DATA BLOCK:
-----
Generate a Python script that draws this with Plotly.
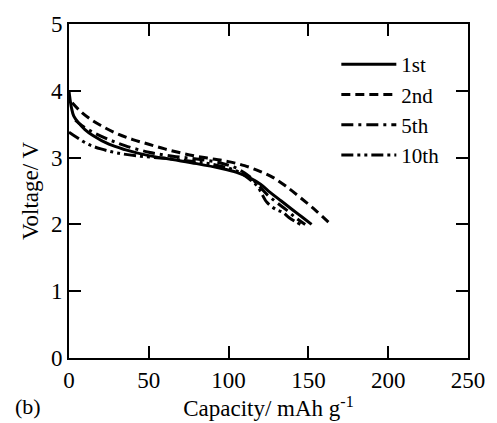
import plotly.graph_objects as go

cap_1st = [0, 0.5, 1.5, 3, 6, 10, 15, 25, 35, 50, 65, 80, 95, 105, 113, 120, 126, 133, 140, 146, 152]
v_1st = [4.0, 3.9, 3.75, 3.62, 3.52, 3.42, 3.33, 3.2, 3.12, 3.03, 2.97, 2.91, 2.84, 2.78, 2.7, 2.6, 2.48, 2.35, 2.22, 2.11, 2.0]

cap_2nd = [2, 6, 12, 20, 30, 40, 50, 60, 70, 80, 90, 100, 110, 120, 128, 136, 145, 155, 164]
v_2nd = [3.82, 3.72, 3.6, 3.48, 3.36, 3.27, 3.2, 3.13, 3.07, 3.02, 2.98, 2.94, 2.88, 2.79, 2.7, 2.57, 2.4, 2.2, 2.0]

cap_5th = [4, 8, 15, 25, 35, 50, 65, 80, 95, 105, 113, 118, 124, 130, 136, 142, 148]
v_5th = [3.56, 3.48, 3.38, 3.27, 3.18, 3.08, 3.02, 2.98, 2.92, 2.84, 2.72, 2.6, 2.45, 2.33, 2.22, 2.1, 2.0]

cap_10th = [0, 5, 12, 20, 30, 45, 60, 75, 90, 105, 113, 118, 121, 124, 130, 134, 138, 142, 145]
v_10th = [3.38, 3.3, 3.2, 3.13, 3.07, 3.02, 2.99, 2.95, 2.9, 2.8, 2.68, 2.57, 2.45, 2.33, 2.22, 2.18, 2.1, 2.04, 2.0]

names = ["1st", "2nd", "5th", "10th"]
dashes = ["solid", "9px,5px", "12px,5px,3px,5px", "12px,4px,3px,4px,3px,4px"]

x_ticks = [0, 50, 100, 150, 200, 250]
y_ticks = [0, 1, 2, 3, 4, 5]

fig = go.Figure()
for name, xs, ys, d in zip(names, [cap_1st, cap_2nd, cap_5th, cap_10th],
                           [v_1st, v_2nd, v_5th, v_10th], dashes):
    fig.add_trace(go.Scatter(x=xs, y=ys, mode="lines", name=name,
                             line=dict(color="black", width=3, dash=d, shape="spline")))

font = "Liberation Serif, Times New Roman, serif"
axis_common = dict(showgrid=False, zeroline=False, showline=True, linecolor="black",
                   linewidth=2, mirror="ticks", ticks="inside", ticklen=12, tickwidth=2,
                   tickcolor="black", tickfont=dict(family=font, size=23, color="black"))

fig.update_layout(
    width=497, height=423,
    margin=dict(l=69, r=21, t=23, b=64),
    paper_bgcolor="white", plot_bgcolor="white",
    font=dict(family=font, size=23, color="black"),
    xaxis=dict(range=[0, 250], tickvals=x_ticks, **axis_common,
               title=dict(text="Capacity/ mAh g<sup>-1</sup>", font=dict(family=font, size=23), standoff=2)),
    yaxis=dict(range=[0, 5], tickvals=y_ticks, **axis_common,
               title=dict(text="Voltage/ V", font=dict(family=font, size=23), standoff=6)),
    legend=dict(x=0.67, y=0.94, xanchor="left", yanchor="top", bgcolor="rgba(0,0,0,0)",
                font=dict(family=font, size=21), itemwidth=55, tracegroupgap=0),
    annotations=[dict(text="(b)", xref="paper", yref="paper", x=-0.14, y=-0.145,
                      xanchor="left", yanchor="middle", showarrow=False,
                      font=dict(family=font, size=22))],
)

fig.write_html("out.html")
-----
WHAT TO DO: Retype the whole listing, keeping every line identical and omitting all pictures.

COMPLETE OUTPUT:
Generate a Python script that draws this with Plotly.
import plotly.graph_objects as go

cap_1st = [0, 0.5, 1.5, 3, 6, 10, 15, 25, 35, 50, 65, 80, 95, 105, 113, 120, 126, 133, 140, 146, 152]
v_1st = [4.0, 3.9, 3.75, 3.62, 3.52, 3.42, 3.33, 3.2, 3.12, 3.03, 2.97, 2.91, 2.84, 2.78, 2.7, 2.6, 2.48, 2.35, 2.22, 2.11, 2.0]

cap_2nd = [2, 6, 12, 20, 30, 40, 50, 60, 70, 80, 90, 100, 110, 120, 128, 136, 145, 155, 164]
v_2nd = [3.82, 3.72, 3.6, 3.48, 3.36, 3.27, 3.2, 3.13, 3.07, 3.02, 2.98, 2.94, 2.88, 2.79, 2.7, 2.57, 2.4, 2.2, 2.0]

cap_5th = [4, 8, 15, 25, 35, 50, 65, 80, 95, 105, 113, 118, 124, 130, 136, 142, 148]
v_5th = [3.56, 3.48, 3.38, 3.27, 3.18, 3.08, 3.02, 2.98, 2.92, 2.84, 2.72, 2.6, 2.45, 2.33, 2.22, 2.1, 2.0]

cap_10th = [0, 5, 12, 20, 30, 45, 60, 75, 90, 105, 113, 118, 121, 124, 130, 134, 138, 142, 145]
v_10th = [3.38, 3.3, 3.2, 3.13, 3.07, 3.02, 2.99, 2.95, 2.9, 2.8, 2.68, 2.57, 2.45, 2.33, 2.22, 2.18, 2.1, 2.04, 2.0]

names = ["1st", "2nd", "5th", "10th"]
dashes = ["solid", "9px,5px", "12px,5px,3px,5px", "12px,4px,3px,4px,3px,4px"]

x_ticks = [0, 50, 100, 150, 200, 250]
y_ticks = [0, 1, 2, 3, 4, 5]

fig = go.Figure()
for name, xs, ys, d in zip(names, [cap_1st, cap_2nd, cap_5th, cap_10th],
                           [v_1st, v_2nd, v_5th, v_10th], dashes):
    fig.add_trace(go.Scatter(x=xs, y=ys, mode="lines", name=name,
                             line=dict(color="black", width=3, dash=d, shape="spline")))

font = "Liberation Serif, Times New Roman, serif"
axis_common = dict(showgrid=False, zeroline=False, showline=True, linecolor="black",
                   linewidth=2, mirror="ticks", ticks="inside", ticklen=12, tickwidth=2,
                   tickcolor="black", tickfont=dict(family=font, size=23, color="black"))

fig.update_layout(
    width=497, height=423,
    margin=dict(l=69, r=21, t=23, b=64),
    paper_bgcolor="white", plot_bgcolor="white",
    font=dict(family=font, size=23, color="black"),
    xaxis=dict(range=[0, 250], tickvals=x_ticks, **axis_common,
               title=dict(text="Capacity/ mAh g<sup>-1</sup>", font=dict(family=font, size=23), standoff=2)),
    yaxis=dict(range=[0, 5], tickvals=y_ticks, **axis_common,
               title=dict(text="Voltage/ V", font=dict(family=font, size=23), standoff=6)),
    legend=dict(x=0.67, y=0.94, xanchor="left", yanchor="top", bgcolor="rgba(0,0,0,0)",
                font=dict(family=font, size=21), itemwidth=55, tracegroupgap=0),
    annotations=[dict(text="(b)", xref="paper", yref="paper", x=-0.14, y=-0.145,
                      xanchor="left", yanchor="middle", showarrow=False,
                      font=dict(family=font, size=22))],
)

fig.write_html("out.html")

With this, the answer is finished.